17/11/2010 - Boca adormecida
Quantos hologramas se escondem nos lábios da mulher que dorme ao lado. Ao lado do homem, do mundo, do tempo que passa. A cor dos lábios ganha uma textura orvalhada, como se dormisse ao sereno. A temperatura dos lábios é desconhecida, afinal, tocá-los é um risco, uma vez que o sono é tão delicado quão a mulher. E eis a tentação, a prova de um amor que superara o físico, velar o sono dos lábios da mulher amada sem despertá-la num beijo. Que os beijos sejam lançados à distância, no auge da contemplação.

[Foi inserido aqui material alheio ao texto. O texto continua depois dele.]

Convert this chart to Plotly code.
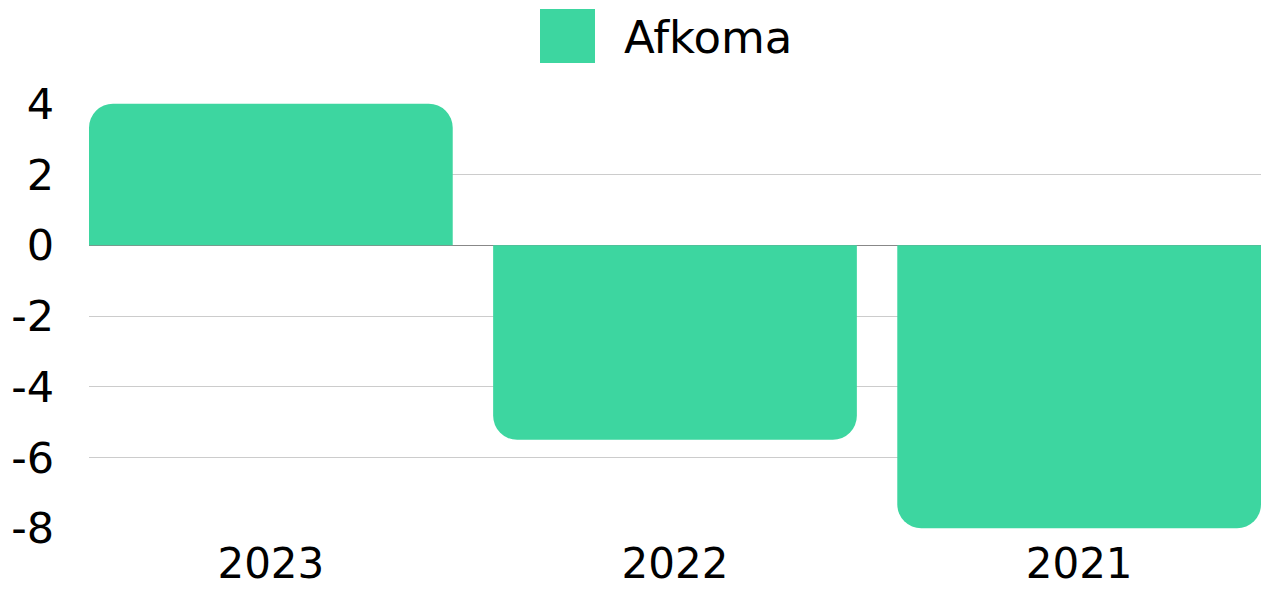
import plotly.graph_objects as go

categories = ["2023", "2022", "2021"]
values = [4, -5.5, -8]
series_name = "Afkoma"
tick_vals = [-8, -6, -4, -2, 0, 2, 4]
tick_text = ["-8", "-6", "-4", "-2", "0", "2", "4"]

color = "#3dd6a0"
font_family = "DejaVu Sans"
fsize = 43

W, H = 1261, 591
# plot area in page pixels
PL, PR, PT, PB = 89, 1261, 103, 529
PW, PH = PR - PL, PB - PT


def px(x):
    return (x - PL) / PW


def py(y):
    return (PB - y) / PH


fig = go.Figure()
fig.add_trace(go.Bar(
    x=categories, y=values, name=series_name,
    marker=dict(color=color, cornerradius=24, line=dict(width=0)),
    showlegend=False,
))

fig.update_layout(
    width=W, height=H, autosize=False,
    margin=dict(l=PL, r=W - PR, t=PT, b=H - PB, pad=0, autoexpand=False),
    paper_bgcolor="white", plot_bgcolor="white",
    bargap=0.1,
    font=dict(family=font_family, size=fsize, color="black"),
    xaxis=dict(range=[-0.45, 2.45], showgrid=False, zeroline=False,
               showline=False, ticks="", ticklabelstandoff=6,
               automargin=False, tickfont=dict(size=42)),
    yaxis=dict(range=[-8.02, 4.02], tickvals=tick_vals, ticktext=tick_text,
               showgrid=True, gridcolor="#cccccc", gridwidth=1,
               zeroline=True, zerolinecolor="#888888", zerolinewidth=1,
               ticks="", ticklabelstandoff=34, automargin=False,
               tickfont=dict(size=fsize)),
    shapes=[dict(type="rect", xref="paper", yref="paper",
                 x0=px(540), x1=px(595), y0=py(63), y1=py(9),
                 fillcolor=color, line=dict(width=0), layer="above")],
    annotations=[dict(text=series_name, xref="paper", yref="paper",
                      x=px(622), y=py(37),
                      xanchor="left", yanchor="middle", showarrow=False,
                      font=dict(size=45, color="black"))],
)

fig.write_html(
    "out.html",
    config={"displayModeBar": False},
    post_script="document.body.style.margin='0px';document.body.style.overflow='hidden';",
)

Quanto de sentimento e sonho escapa pelas brechas da boca da mulher que dorme ao lado. Ao lado de um apaixonado, de um tarado, de um amor alado, pronto a voar tomando aqueles lábios por asas. Voar, beijar, voar... Quantos os desejos adormecidos ali, naqueles lábios. Quantos os veleiros atracados ali, naqueles lábios. Quantas luas crescendo e minguando ali, naqueles lábios. Quantos entregariam a própria vida para jazer ali, naqueles lábios, naquela boca adormecida.
Monet, Cézzanne, Chagall, Delacroix, Matisse, Pissarro ressuscitariam somente para copiar aquele sorriso em uma de suas telas. Diante dos lábios dessa mulher o vento passa mais devagar, os gnomos e os duendes caminham na ponta dos pés e a lei da gravidade é burlada por inúmeros amantes. Com os olhos fechados, os lábios passam a ser a principal via de acesso à alma da mulher. Ainda mais lábios entreabertos, que deixam escapar sopros de inspiração.
Quantos poetas nascem e renascem a partir de uma boca adormecida.